Confounding
Confounding is a distortion (inaccuracy) in the estimated measure of association that occurs when the primary exposure of interest is mixed up with some other factor that is associated with the outcome.
There are three conditions that must be present for confounding to occur:
 The confounding factor must be associated with both the risk factor of interest and the outcome.
 The confounding factor must be distributed unequally among the groups being compared.
 A confounder cannot be an intermediary step in the causal pathway from the exposure of interest to the outcome of interest.
Since most health outcomes have multiple contributing causes, there are many possible confounders.
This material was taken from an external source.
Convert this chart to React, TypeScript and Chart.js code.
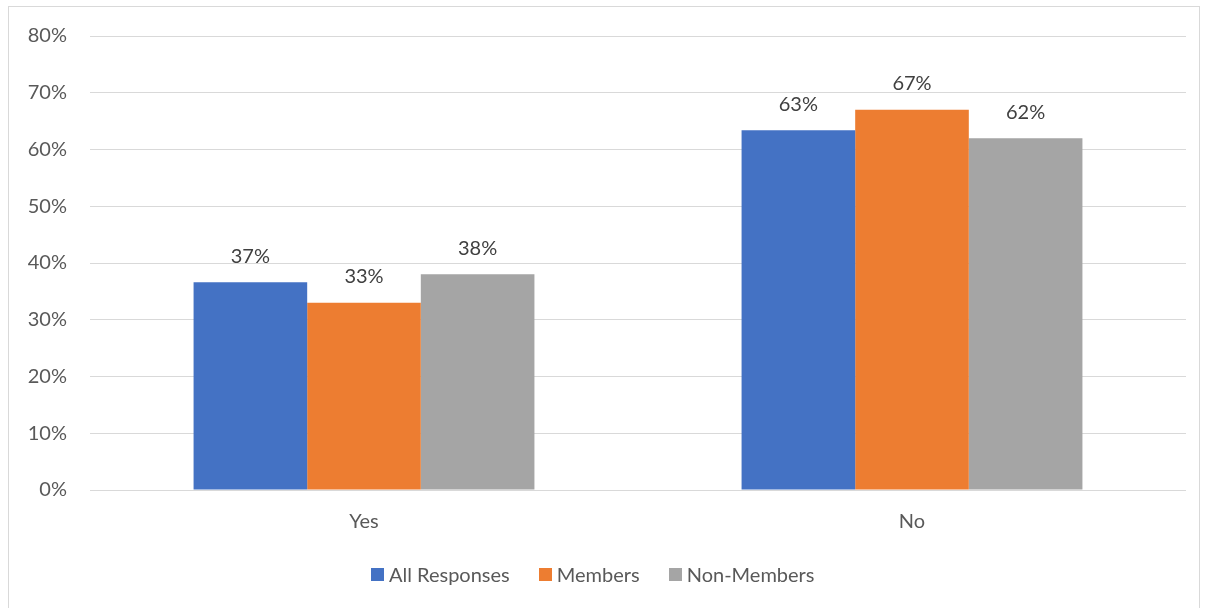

For example, a study looking at the association between obesity and heart disease might be confounded by age, diet, smoking status, and a variety of other risk factors that might be unevenly distributed between the groups being compared.
Suppose a prospective cohort study was used to assess the association between obesity (defined as BMI > 30 at baseline) and the incidence of cardiovascular disease. Data are collected on participants between the ages of 35 and 65 who are initially free of cardiovascular disease (CVD) and followed over ten years. The table below summarizes the findings.

Incident CVD 
No CVD 
Total 
Obese 
46 
254 
300 
Not Obese 
60 
640 
700 
Total 
106 
894 
1,000 
The cumulative incidence of CVD in obese persons) is 46/300 = 0.1533, and the cumulative incidence in nonobese persons is 60/700 = 0.0857. The estimated risk ratio for CVD in obese as compared to nonobese persons is RR = 0.153/0.86 = 1.79, suggesting that obese persons are 1.79 times as likely to develop CVD compared to nonobese persons. However, it is well known that the risk of CVD also increases with age, and BMI tends to increase with age. Could any (or all) of the apparent association between obesity and incident CVD be attributable to age?
If the obese group in our sample is older than the nonobese group, then all or part of the increased CVD risk in obese persons could possibly due to the increase in age rather than their obesity. If age is another risk factor for CVD, and if obese and nonobese persons differ in age, then our estimate of the association between obesity and CVD will be overestimated, because of the additional burden of being older.
In fact, in this data set, subjects who were 50+ were more likely to be obese (200/400 = 0.500) as compared to subjects younger than (100/600=0.167), as demonstrated by the table below.

Obese 
Not Obese 
Total 
Age 50+ 
200 
200 
400 
Age <50 
100 
500 
600 
Total 
300 
700 
1000 
In addition, older subjects were more likely to develop CVD (65/400 = 0.1625 versus 45/600 = 0.075).

Incident CVD 
No CVD 
Total 
Age 50+ 
65 
335 
400 
Age < 50 
45 
555 
600 
Total 
110 
890 
1000 
Thus, age meets the definition of a confounder (i.e., it is associated with the primary risk factor(obesity) and the outcome (CVD).
Determining Whether a Variable is a Confounder
There are different methods to determine whether a variable is a confounder or not.
 Some investigators perform formal tests of hypothesis to assess whether the variable is associated with the risk factor and with the outcome. To see how to do this for determining whether age is a confounder for the association between obesity and CVD, follow this link.
 Other investigators do not conduct statistical tests but instead inspect the data, and, if there is a practically important or clinically meaningful relationship between the variable and the risk factor and between the variable and the outcome (regardless of whether that relationship reaches statistical significance), the variable is said to be a confounder.
 Still other investigators determine whether there is confounding by estimating the measure of association before and after adjusting for a potential confounding variable. A change in the estimated measure of association of 10% or more would be evidence that confounding was present, but if the measure of association changes by <10%, there is likely to be little, if any, confounding by that variable. Using the example above, the adjusted risk ratio would be about 1.43 and the crude risk ratio (before adjustment) = 1.78. So the % difference = (1.781.43)/1.43 = 24.5% difference. Therefore, there was confounding by age. This is discussed further in the section on multiple linear regression later in this module.
Lisa: Is hypothesis testing really a good way to approach this? If the sample size is small, hypothesis testing might fail to reject the null hypothesis, but there still might be confounding.